-- Available data --
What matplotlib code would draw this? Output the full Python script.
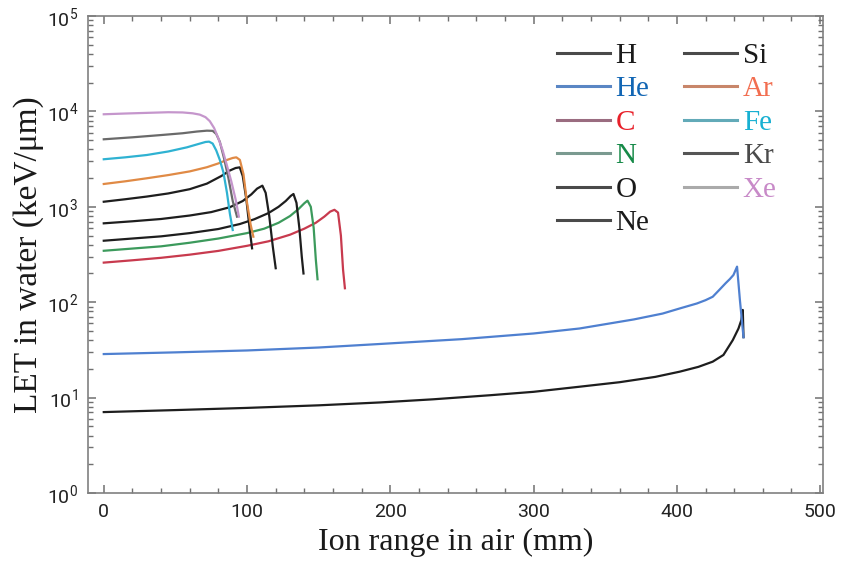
import math
import matplotlib
matplotlib.use("Agg")
import matplotlib.pyplot as plt
from matplotlib.lines import Line2D
from matplotlib.ticker import LogLocator, MultipleLocator, FuncFormatter, NullFormatter

plt.rcParams['font.family'] = ['Roboto', 'DejaVu Sans']
plt.rcParams['mathtext.fontset'] = 'custom'
plt.rcParams['mathtext.rm'] = 'Roboto'
plt.rcParams['mathtext.it'] = 'Roboto:italic'

# range in air (mm) vs LET in water (keV/um) for each ion
h_x = [0, 50, 100, 150, 193, 230, 270, 300, 332, 360, 385, 402, 415, 425, 432.5, 439, 443, 445, 446, 446.5]
h_y = [7.05, 7.4, 7.8, 8.3, 8.9, 9.6, 10.6, 11.5, 13.0, 14.5, 16.5, 18.7, 21, 23.8, 28, 40, 53, 65, 83, 43]

he_x = [0, 50, 100, 150, 193, 250, 300, 332, 370, 390, 402, 414, 420, 425, 429.5, 434, 437, 439.5, 442, 444, 446.5]
he_y = [28.6, 29.8, 31.2, 33.5, 36.5, 41, 47, 53, 66, 76, 86, 97, 105, 114, 134, 158, 175, 193, 236, 105, 43]

c_x = [0, 20, 40, 60, 80, 100, 115, 130, 140, 148, 154, 158, 161, 163.5, 165.5, 167, 168.3]
c_y = [260, 275, 292, 315, 345, 390, 435, 510, 590, 680, 790, 890, 930, 870, 500, 220, 140]

n_x = [0, 20, 40, 60, 80, 100, 112, 122, 130, 136, 140, 142.2, 144.5, 146.5, 148, 149.2]
n_y = [346, 365, 385, 420, 465, 530, 590, 680, 800, 950, 1090, 1160, 1000, 600, 280, 174]

o_x = [0, 20, 40, 60, 80, 95, 105, 115, 122, 127, 130.5, 132.4, 134.5, 136.5, 138.2, 139.4]
o_y = [441, 465, 490, 530, 585, 660, 740, 860, 1000, 1150, 1300, 1362, 1100, 600, 300, 200]

ne_x = [0, 20, 40, 60, 75, 88, 97, 103, 107, 110.7, 113, 115.5, 118, 120]
ne_y = [671, 705, 745, 810, 880, 990, 1150, 1350, 1550, 1665, 1400, 800, 380, 227]

si_x = [0, 15, 30, 45, 60, 72, 82, 88, 92, 94.9, 97, 99.5, 101.9, 103.5]
si_y = [1130, 1200, 1280, 1380, 1530, 1750, 2100, 2400, 2550, 2592, 2100, 1200, 571, 367]

ar_x = [0, 15, 30, 45, 60, 72, 80, 86, 90, 92.5, 95, 97.5, 100, 102.5, 104.4]
ar_y = [1734, 1850, 1990, 2150, 2350, 2600, 2850, 3100, 3250, 3300, 3100, 2200, 1100, 650, 486]

fe_x = [0, 15, 30, 45, 58, 66, 71, 73.5, 76, 78.5, 81, 83.5, 86, 88, 90]
fe_y = [3150, 3300, 3490, 3800, 4200, 4550, 4780, 4818, 4600, 3900, 3100, 2300, 1400, 850, 571]

kr_x = [0, 20, 40, 55, 65, 72, 76, 78.5, 81, 84, 87, 90, 93]
kr_y = [5100, 5350, 5650, 5900, 6150, 6280, 6250, 5800, 4800, 3200, 2000, 1150, 788]

xe_x = [0, 15, 30, 45, 55, 62, 67, 71, 74, 77, 80, 83, 86, 89, 92, 94.3]
xe_y = [9330, 9500, 9650, 9800, 9750, 9550, 9250, 8700, 7900, 6700, 5200, 3900, 2700, 1850, 1200, 788]

ions = ['H', 'He', 'C', 'N', 'O', 'Ne', 'Si', 'Ar', 'Fe', 'Kr', 'Xe']
xs = [h_x, he_x, c_x, n_x, o_x, ne_x, si_x, ar_x, fe_x, kr_x, xe_x]
ys = [h_y, he_y, c_y, n_y, o_y, ne_y, si_y, ar_y, fe_y, kr_y, xe_y]

curve_colors = ['#1e1e1e', '#4f80d0', '#c83a4e', '#3c9a5c', '#1e1e1e', '#1e1e1e',
                '#1e1e1e', '#e08a45', '#2fb2d2', '#6a6a6a', '#c596cc']
key_colors = ['#4a4a4a', '#5a86c4', '#9a6c80', '#7a9a90', '#4a4a4a', '#4a4a4a',
              '#4a4a4a', '#c8866a', '#62aab8', '#555555', '#aaaaaa']
text_colors = ['#1a1a1a', '#1266b4', '#e8202a', '#168a48', '#1a1a1a', '#1a1a1a',
               '#1a1a1a', '#f26e50', '#18b0d2', '#4a4a4a', '#c88ac8']

fig = plt.figure(figsize=(8.43, 5.61), dpi=100)
ax = fig.add_axes([0.1044, 0.1212, 0.8719, 0.8503])

for x, y, col in zip(xs, ys, curve_colors):
    ax.plot(x, y, color=col, linewidth=1.6, solid_joinstyle='round')

ax.set_yscale('log')
ax.set_xlim(-11, 502)
ax.set_ylim(1, 1e5)

ax.xaxis.set_major_locator(MultipleLocator(100))
ax.xaxis.set_minor_locator(MultipleLocator(20))
ax.yaxis.set_major_locator(LogLocator(base=10, numticks=10))
ax.yaxis.set_minor_locator(LogLocator(base=10, subs=range(2, 10), numticks=10))
ax.yaxis.set_major_formatter(FuncFormatter(lambda v, p: r'$\mathregular{10^{%d}}$' % round(math.log10(v))))
ax.yaxis.set_minor_formatter(NullFormatter())

for s in ax.spines.values():
    s.set_color('#808080')
    s.set_linewidth(1.2)
ax.tick_params(which='both', direction='in', top=True, right=True, color='#707070')
ax.tick_params(which='major', length=6, width=1.1)
ax.tick_params(which='minor', length=3.5, width=1.0)
ax.tick_params(axis='both', labelsize=14, labelcolor='#222222', pad=7)

ax.set_xlabel('Ion range in air (mm)', family='Liberation Serif',
              fontsize=23, color='#1a1a1a', labelpad=5)
ax.set_ylabel('LET in water (keV/\u03bcm)', family='Liberation Serif',
              fontsize=24, color='#1a1a1a', labelpad=2)

handles = [Line2D([], [], color=c, linewidth=2.2) for c in key_colors]
leg = ax.legend(handles, ions, ncol=2, loc='upper left',
                bbox_to_anchor=(0.661, 0.924), bbox_transform=fig.transFigure,
                frameon=False, borderpad=0, borderaxespad=0, handlelength=1.8,
                handletextpad=0.2, columnspacing=1.2, labelspacing=0.24,
                prop={'family': 'Liberation Serif', 'size': 21})
for t, c in zip(leg.get_texts(), text_colors):
    t.set_color(c)

fig.savefig('out.png', dpi=100)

-- Work required --
Reproduce exactly the run of lines that opens the listing and closes with the line holding "from matplotlib.ticker import". Pictures are excluded.

-- Final answer --
What matplotlib code would draw this? Output the full Python script.
import math
import matplotlib
matplotlib.use("Agg")
import matplotlib.pyplot as plt
from matplotlib.lines import Line2D
from matplotlib.ticker import LogLocator, MultipleLocator, FuncFormatter, NullFormatter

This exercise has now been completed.